|09-03-2008, 02:27 PM||#1|
Join Date: Jul 2008
North Korea back in business
One of the two talking heads (Obama/McCain) are going to have to deal with this crap too. So much for NK playing ball.. You think we can push Palin's kids off the front page of the newspapers now?
North Korea begins reassembling nuclear reactor: media
Wed Sep 3, 2008 1:25pm EDT TOKYO (Reuters) - North Korea has begun reassembling its Yongbyon nuclear reactor, able to make material for atomic bombs, in violation of U.S. conditions for improved diplomatic relations, U.S. and Japanese media reported.
Japan's Kyodo news agency said reconstruction began on Monday. It cited sources in Beijing close to six-party nuclear talks on North Korean, which involve Japan, South Korea, Russia and China, as well as North Korea and the United States.
North Korea announced on August 26 it would stop disabling its Soviet-era Yongbyon nuclear complex and accused the United States of violating a disarmament-for-aid deal.
Fox News, quoting U.S. officials, said the North Koreans were probably protesting a U.S. delay in removing the communist state from its list of terrorist-sponsoring nations.
Fox did not give details of reassembly work at the plutonium-producing reactor or cite a North Korean source.
"They've been threatening this move for some time," one U.S. official told Fox. Until now, he said, the threats were seen as just a way for North Korean officials "to express their anger".
Even now, piecing the facility back together is seen as a "symbolic gesture" because so much already has been taken apart, according to Fox. Another U.S. official told Fox that Yongbyon could be back in operation in two to three months.
The watchdog International Atomic Energy Agency has monitors in North Korea but an IAEA spokesman said on Wednesday he had no information on the current situation.

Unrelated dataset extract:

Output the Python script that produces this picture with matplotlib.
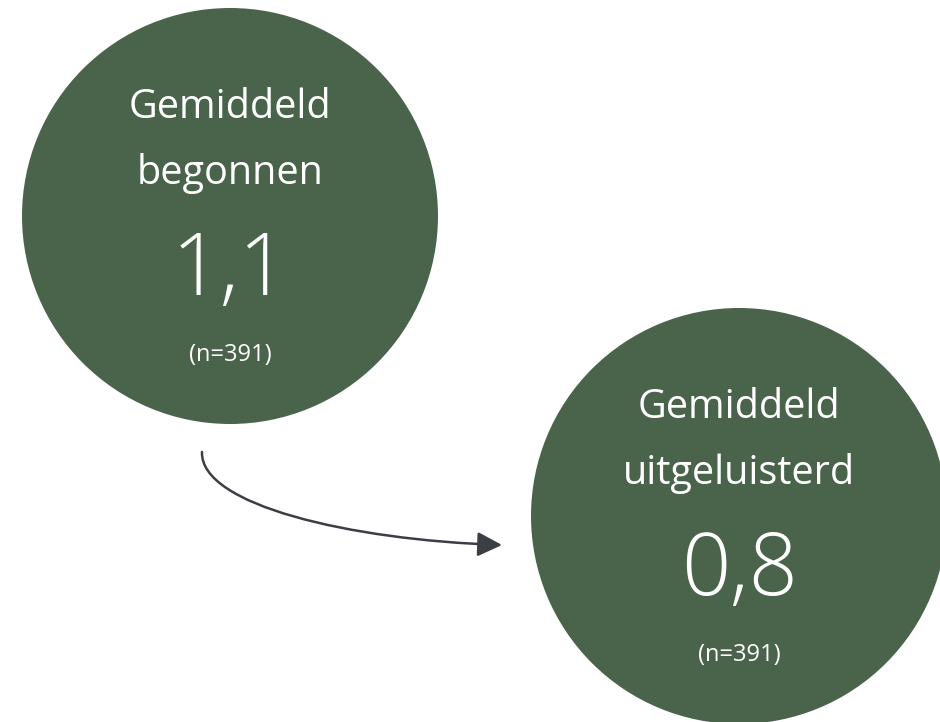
import matplotlib
matplotlib.use("Agg")
import matplotlib.pyplot as plt
from matplotlib.patches import Circle, FancyArrowPatch
from matplotlib.path import Path

labels_top = ["Gemiddeld", "Gemiddeld"]
labels_bottom = ["begonnen", "uitgeluisterd"]
values = ["1,1", "0,8"]
n_values = [391, 391]

plt.rcParams['font.family'] = ['Open Sans', 'DejaVu Sans']

fig = plt.figure(figsize=(9.4, 7.22), dpi=100)
ax = fig.add_axes([0, 0, 1, 1])
ax.set_xlim(0, 940)
ax.set_ylim(722, 0)
ax.set_aspect('equal')
ax.axis('off')

green = '#4a634b'
centers = [(230, 216), (739, 516)]
radius = 208

for (cx, cy), top, bot, val, n in zip(centers, labels_top, labels_bottom, values, n_values):
    ax.add_patch(Circle((cx, cy), radius, facecolor=green, edgecolor='none'))
    ax.text(cx, cy - 108, top, color='white', fontsize=28.5, ha='center', va='center', fontweight='normal')
    ax.text(cx, cy - 43, bot, color='white', fontsize=28.5, ha='center', va='center', fontweight='normal')
    ax.text(cx, cy + 56, val, color='white', fontsize=62, ha='center', va='center', fontweight='light')
    ax.text(cx, cy + 139, f"(n={n})", color='white', fontsize=17, ha='center', va='center', fontweight='normal')

verts = [(202, 452), (200, 505), (350, 540), (502, 545)]
codes = [Path.MOVETO, Path.CURVE4, Path.CURVE4, Path.CURVE4]
arrow = FancyArrowPatch(path=Path(verts, codes), arrowstyle='-|>,head_length=10,head_width=5',
                        color='#3b3e44', lw=1.8, mutation_scale=1.5)
ax.add_patch(arrow)

fig.savefig('out.png', dpi=100, facecolor='white')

An agency report issued on Tuesday said North Korea had notified the IAEA already on August 18 that it had decided to suspend disabling work at the reactor. The activity had been under IAEA surveillance since November 2007.
The White House declined to directly address the report, and stressed again the need for North Korea to provide a mechanism to verify that is truly dismantling its nuclear program.
"We and our partners in the six-party talks have made clear to North Korea that we need a credible verification protocol, and as soon as have it, we will remove North Korea from the terror list," White House spokesman Gordon Johndroe said.
"North Korea knows what it needs to do at this point. The six-party talks operate on a principle of action-for-action."
Pyongyang began disabling the reactor and other facilities at Yongbyon in November as a step toward their ultimate dismantlement in exchange for economic aid and political concessions including removal from the U.S. terror list.
Proliferation experts believe the North, which conducted its only nuclear test two years ago, has already produced enough plutonium for about six to eight bombs.
The United States said last week Pyongyang's move to stop taking the Yongbyon facility apart was a step backward and reiterated North Korea must disable its facilities before it is removed from the terrorism blacklist that restricts investment.
Engineers, working since late last year and mostly overseen by U.S. experts, have almost completed disabling the Yongbyon nuclear plant. The aim is to make it impossible to resume operations for at least a year.
But analysts have said that any North Korea threat to restart its plant that makes arms-grade plutonium was feasible, although the task would be a daunting one.
The North's announcement last week confirmed the belief of some analysts that its communist leaders have no intention of giving up nuclear weapons, a diplomatic trump card that has repeatedly won them concessions in the past.
(Reporting by Philip Barbara in Washington, Isabel Reynolds in Tokyo and Mark Heinrich in Vienna; Editing by Jeremy Laurence and Robert Hart)
|09-03-2008, 02:57 PM||#2|
Join Date: Jan 2003
Location: Twixt Hell & Highwater
Must be time for another Washington payoff so they can buy some more rice. Why don't we just put North Korea on food stamps?
|09-03-2008, 03:00 PM||#3|
Join Date: Mar 2004
|09-03-2008, 03:21 PM||#4|
A verbis ad verbera
Join Date: Mar 2006
Location: Long Beach
N Korea just can't be trusted to stick to any deal. It will be this way forever because we didn't deal with it when before they got nukes. Bush SR, Clinton, Bush JR should have bombed the hell out of them before it was too late.
Now all we can hope for is that they don't sell nukes to other people. We are left with playing little games with them because once a country has nukes it's very hard to push them around with force. It turns into a cold war where you can't use force.
Remember this when dealing with Iran. Once Iran has nukes they will become 10 times harder to deal with and will never stick to any agreements made. They will see how N Korea played it and take it even further.